> [PROBLEM TO WORK ON]
Reproduce, word for word, every line from the first one down to the line containing "(-0.7, 0), (0, 1)]", and nothing else.

--- begin INFORMATION SUPPLIED ---

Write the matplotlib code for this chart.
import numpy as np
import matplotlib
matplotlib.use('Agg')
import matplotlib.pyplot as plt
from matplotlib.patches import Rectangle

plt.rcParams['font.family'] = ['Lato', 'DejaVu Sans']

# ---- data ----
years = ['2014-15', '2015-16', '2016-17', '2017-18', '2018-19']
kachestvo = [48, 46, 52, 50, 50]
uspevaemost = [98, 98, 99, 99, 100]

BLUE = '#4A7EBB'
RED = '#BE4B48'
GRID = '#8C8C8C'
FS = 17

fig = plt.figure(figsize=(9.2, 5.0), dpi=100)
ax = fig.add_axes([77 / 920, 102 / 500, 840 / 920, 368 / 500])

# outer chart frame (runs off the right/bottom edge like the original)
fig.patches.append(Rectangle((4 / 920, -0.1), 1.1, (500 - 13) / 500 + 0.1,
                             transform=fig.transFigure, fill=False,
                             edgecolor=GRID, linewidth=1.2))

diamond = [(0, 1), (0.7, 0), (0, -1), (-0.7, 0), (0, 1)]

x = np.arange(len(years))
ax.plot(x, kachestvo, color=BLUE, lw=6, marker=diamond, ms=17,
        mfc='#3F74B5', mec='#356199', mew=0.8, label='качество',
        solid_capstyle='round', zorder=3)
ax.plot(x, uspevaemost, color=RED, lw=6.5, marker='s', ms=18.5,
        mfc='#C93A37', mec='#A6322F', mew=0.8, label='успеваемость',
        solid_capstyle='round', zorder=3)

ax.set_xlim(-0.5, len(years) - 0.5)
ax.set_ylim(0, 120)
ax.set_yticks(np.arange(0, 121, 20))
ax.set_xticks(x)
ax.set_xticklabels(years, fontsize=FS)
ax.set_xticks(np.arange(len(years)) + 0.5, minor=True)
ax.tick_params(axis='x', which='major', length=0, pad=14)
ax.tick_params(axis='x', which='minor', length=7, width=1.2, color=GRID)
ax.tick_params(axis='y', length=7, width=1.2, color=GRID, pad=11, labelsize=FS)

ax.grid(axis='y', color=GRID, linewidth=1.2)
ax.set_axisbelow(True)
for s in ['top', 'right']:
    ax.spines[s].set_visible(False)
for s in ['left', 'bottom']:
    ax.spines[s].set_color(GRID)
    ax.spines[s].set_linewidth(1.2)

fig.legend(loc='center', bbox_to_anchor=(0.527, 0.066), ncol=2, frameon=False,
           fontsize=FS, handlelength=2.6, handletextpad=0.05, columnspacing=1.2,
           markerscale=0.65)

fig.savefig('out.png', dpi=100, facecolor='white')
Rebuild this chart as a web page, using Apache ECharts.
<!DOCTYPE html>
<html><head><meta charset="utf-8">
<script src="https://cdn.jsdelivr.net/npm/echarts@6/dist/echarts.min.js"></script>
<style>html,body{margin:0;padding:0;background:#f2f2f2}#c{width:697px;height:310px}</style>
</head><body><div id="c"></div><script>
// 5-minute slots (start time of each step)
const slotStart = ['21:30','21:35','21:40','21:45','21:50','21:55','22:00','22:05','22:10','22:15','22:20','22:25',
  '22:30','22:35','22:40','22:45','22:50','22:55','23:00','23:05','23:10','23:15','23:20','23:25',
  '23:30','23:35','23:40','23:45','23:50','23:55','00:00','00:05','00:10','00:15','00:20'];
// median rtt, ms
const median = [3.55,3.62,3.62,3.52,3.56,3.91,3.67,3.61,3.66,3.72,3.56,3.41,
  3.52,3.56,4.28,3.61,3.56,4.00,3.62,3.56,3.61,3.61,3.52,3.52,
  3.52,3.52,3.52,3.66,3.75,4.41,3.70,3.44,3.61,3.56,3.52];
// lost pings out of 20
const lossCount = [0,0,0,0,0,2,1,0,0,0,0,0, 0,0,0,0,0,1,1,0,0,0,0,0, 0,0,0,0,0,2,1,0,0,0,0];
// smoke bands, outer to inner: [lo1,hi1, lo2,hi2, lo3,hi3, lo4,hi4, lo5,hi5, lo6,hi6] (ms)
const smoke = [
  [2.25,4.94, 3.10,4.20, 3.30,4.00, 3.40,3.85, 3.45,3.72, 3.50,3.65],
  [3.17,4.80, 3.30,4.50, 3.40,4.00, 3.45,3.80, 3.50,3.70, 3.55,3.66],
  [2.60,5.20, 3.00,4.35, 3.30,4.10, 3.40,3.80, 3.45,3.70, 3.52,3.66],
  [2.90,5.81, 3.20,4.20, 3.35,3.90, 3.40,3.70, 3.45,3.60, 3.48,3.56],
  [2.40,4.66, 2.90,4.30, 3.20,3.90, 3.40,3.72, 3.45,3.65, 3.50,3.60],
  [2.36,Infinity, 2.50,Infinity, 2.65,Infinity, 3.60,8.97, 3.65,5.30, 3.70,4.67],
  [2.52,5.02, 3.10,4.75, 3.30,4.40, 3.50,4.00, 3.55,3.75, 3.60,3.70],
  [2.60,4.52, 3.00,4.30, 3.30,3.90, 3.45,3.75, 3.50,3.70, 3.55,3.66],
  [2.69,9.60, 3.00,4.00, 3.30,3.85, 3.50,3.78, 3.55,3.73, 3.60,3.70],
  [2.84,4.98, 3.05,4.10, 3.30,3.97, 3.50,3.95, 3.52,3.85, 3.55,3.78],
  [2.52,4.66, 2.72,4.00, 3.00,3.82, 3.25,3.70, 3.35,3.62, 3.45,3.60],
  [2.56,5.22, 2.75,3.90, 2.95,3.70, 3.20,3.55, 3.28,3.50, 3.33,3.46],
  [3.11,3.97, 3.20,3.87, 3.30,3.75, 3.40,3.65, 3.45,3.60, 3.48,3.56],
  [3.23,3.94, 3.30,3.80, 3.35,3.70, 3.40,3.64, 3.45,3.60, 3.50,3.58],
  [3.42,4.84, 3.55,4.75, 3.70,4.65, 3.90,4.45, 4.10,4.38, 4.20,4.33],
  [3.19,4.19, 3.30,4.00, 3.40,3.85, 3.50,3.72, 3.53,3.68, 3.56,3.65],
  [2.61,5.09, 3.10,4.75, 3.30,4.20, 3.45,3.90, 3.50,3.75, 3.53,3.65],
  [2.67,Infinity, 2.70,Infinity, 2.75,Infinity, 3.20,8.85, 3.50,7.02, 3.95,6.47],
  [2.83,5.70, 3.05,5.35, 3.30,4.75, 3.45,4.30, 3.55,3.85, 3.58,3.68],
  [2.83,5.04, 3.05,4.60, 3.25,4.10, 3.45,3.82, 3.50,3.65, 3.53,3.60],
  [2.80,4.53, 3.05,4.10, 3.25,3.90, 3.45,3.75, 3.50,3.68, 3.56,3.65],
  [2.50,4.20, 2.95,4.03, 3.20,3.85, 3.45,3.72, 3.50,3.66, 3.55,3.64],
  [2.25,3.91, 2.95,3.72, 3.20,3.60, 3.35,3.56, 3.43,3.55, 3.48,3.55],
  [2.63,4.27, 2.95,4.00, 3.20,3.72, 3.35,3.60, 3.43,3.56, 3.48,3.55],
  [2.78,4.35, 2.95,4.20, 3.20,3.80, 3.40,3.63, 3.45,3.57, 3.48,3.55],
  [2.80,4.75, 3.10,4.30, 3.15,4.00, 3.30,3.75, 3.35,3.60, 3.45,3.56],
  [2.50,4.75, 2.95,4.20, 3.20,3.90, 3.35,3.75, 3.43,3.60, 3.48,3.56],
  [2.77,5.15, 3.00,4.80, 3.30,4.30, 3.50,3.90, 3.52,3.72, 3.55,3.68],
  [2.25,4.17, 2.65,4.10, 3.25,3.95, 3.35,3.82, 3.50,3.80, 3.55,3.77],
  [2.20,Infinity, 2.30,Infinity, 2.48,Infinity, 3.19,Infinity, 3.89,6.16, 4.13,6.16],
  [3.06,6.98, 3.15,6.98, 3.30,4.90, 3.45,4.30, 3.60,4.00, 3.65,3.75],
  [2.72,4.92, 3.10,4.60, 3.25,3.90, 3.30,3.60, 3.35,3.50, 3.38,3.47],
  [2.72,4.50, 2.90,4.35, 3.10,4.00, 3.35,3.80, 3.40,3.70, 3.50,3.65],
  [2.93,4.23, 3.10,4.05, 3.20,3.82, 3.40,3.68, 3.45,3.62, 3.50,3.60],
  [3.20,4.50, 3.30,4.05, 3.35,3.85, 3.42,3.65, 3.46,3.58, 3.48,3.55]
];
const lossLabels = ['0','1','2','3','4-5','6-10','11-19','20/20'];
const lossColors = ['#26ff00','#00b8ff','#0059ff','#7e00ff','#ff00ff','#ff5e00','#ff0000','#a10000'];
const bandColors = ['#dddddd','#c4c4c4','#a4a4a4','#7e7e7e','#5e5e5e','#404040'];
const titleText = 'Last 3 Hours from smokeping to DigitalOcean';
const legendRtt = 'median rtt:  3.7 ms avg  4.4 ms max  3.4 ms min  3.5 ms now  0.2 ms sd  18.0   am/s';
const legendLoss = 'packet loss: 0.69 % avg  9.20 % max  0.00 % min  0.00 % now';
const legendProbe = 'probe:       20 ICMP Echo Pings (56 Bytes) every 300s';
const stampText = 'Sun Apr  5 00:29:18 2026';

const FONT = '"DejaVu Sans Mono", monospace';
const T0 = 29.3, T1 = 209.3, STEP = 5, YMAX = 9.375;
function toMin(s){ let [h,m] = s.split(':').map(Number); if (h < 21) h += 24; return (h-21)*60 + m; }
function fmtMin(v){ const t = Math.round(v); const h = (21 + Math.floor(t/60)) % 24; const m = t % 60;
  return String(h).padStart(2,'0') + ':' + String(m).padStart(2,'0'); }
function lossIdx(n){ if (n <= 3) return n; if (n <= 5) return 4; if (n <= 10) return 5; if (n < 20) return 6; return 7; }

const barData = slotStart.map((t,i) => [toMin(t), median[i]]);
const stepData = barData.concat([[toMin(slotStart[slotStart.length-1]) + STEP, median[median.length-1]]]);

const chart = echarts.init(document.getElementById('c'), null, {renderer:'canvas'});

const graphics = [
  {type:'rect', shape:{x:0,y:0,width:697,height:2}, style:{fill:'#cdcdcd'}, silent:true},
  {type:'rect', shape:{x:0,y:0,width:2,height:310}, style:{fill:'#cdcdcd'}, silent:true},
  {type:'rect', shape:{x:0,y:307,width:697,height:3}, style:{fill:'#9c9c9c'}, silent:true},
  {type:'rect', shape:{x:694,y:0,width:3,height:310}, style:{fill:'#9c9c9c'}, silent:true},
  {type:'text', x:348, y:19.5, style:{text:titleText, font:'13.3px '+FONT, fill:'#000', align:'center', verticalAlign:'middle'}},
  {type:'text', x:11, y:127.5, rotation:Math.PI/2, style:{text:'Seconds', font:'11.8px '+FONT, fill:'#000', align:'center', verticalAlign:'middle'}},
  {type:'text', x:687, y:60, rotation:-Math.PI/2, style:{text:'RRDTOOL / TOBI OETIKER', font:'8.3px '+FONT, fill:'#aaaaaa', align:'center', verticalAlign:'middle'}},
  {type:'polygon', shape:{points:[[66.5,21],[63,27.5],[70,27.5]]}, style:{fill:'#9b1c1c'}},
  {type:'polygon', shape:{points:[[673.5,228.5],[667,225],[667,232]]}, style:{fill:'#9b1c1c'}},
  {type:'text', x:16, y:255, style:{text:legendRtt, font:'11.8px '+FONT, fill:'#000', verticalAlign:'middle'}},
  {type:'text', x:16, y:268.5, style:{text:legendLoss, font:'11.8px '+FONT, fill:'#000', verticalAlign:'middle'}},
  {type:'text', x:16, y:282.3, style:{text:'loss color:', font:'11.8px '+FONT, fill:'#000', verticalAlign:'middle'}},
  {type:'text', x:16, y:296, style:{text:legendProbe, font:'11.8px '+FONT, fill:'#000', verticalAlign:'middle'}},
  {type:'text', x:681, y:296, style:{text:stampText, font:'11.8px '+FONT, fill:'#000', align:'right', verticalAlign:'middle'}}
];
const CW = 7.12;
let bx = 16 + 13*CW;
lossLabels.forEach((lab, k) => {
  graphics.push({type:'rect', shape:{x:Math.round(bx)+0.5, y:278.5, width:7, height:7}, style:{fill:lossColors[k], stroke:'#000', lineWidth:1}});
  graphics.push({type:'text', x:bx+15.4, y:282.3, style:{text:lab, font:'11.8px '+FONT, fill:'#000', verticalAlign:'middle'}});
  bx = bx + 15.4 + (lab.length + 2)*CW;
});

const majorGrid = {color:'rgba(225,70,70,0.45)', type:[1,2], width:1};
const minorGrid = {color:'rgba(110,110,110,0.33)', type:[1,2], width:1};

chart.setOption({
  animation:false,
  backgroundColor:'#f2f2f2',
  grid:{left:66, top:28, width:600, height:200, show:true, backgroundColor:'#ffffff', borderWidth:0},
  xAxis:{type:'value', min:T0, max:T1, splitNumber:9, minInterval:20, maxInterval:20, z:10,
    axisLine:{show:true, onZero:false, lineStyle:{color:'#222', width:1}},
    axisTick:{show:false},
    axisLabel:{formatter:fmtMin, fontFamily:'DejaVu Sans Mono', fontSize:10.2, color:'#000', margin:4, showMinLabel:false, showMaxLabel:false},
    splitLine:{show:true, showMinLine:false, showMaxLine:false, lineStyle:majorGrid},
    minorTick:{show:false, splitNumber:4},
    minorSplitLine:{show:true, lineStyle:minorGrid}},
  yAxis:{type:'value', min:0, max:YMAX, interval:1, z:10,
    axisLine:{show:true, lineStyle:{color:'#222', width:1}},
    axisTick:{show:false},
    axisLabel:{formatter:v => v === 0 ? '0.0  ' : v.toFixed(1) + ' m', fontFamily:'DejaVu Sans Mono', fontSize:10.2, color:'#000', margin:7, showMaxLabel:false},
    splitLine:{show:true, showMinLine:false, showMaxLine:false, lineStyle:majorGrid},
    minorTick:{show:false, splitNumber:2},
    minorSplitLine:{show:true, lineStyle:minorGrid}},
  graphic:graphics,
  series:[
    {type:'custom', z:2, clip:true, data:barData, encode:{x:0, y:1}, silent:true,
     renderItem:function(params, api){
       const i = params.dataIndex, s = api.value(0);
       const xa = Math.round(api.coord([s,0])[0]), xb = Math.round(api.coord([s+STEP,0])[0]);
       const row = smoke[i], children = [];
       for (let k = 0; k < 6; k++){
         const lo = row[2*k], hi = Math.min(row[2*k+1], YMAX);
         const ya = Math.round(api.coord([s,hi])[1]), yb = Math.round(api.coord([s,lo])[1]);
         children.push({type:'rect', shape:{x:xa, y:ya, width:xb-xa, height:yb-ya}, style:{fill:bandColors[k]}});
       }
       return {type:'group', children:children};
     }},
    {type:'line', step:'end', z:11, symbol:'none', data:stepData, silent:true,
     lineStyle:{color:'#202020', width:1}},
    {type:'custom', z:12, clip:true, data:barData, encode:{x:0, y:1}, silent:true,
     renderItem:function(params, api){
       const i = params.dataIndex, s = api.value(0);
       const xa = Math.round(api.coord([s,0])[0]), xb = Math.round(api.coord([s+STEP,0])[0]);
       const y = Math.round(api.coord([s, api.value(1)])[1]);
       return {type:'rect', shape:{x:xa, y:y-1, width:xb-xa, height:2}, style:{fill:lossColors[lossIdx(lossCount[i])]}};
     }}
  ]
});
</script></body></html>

--- end INFORMATION SUPPLIED ---

> [ANSWER TO THE EXERCISE]
Write the matplotlib code for this chart.
import numpy as np
import matplotlib
matplotlib.use('Agg')
import matplotlib.pyplot as plt
from matplotlib.patches import Rectangle

plt.rcParams['font.family'] = ['Lato', 'DejaVu Sans']

# ---- data ----
years = ['2014-15', '2015-16', '2016-17', '2017-18', '2018-19']
kachestvo = [48, 46, 52, 50, 50]
uspevaemost = [98, 98, 99, 99, 100]

BLUE = '#4A7EBB'
RED = '#BE4B48'
GRID = '#8C8C8C'
FS = 17

fig = plt.figure(figsize=(9.2, 5.0), dpi=100)
ax = fig.add_axes([77 / 920, 102 / 500, 840 / 920, 368 / 500])

# outer chart frame (runs off the right/bottom edge like the original)
fig.patches.append(Rectangle((4 / 920, -0.1), 1.1, (500 - 13) / 500 + 0.1,
                             transform=fig.transFigure, fill=False,
                             edgecolor=GRID, linewidth=1.2))

diamond = [(0, 1), (0.7, 0), (0, -1), (-0.7, 0), (0, 1)]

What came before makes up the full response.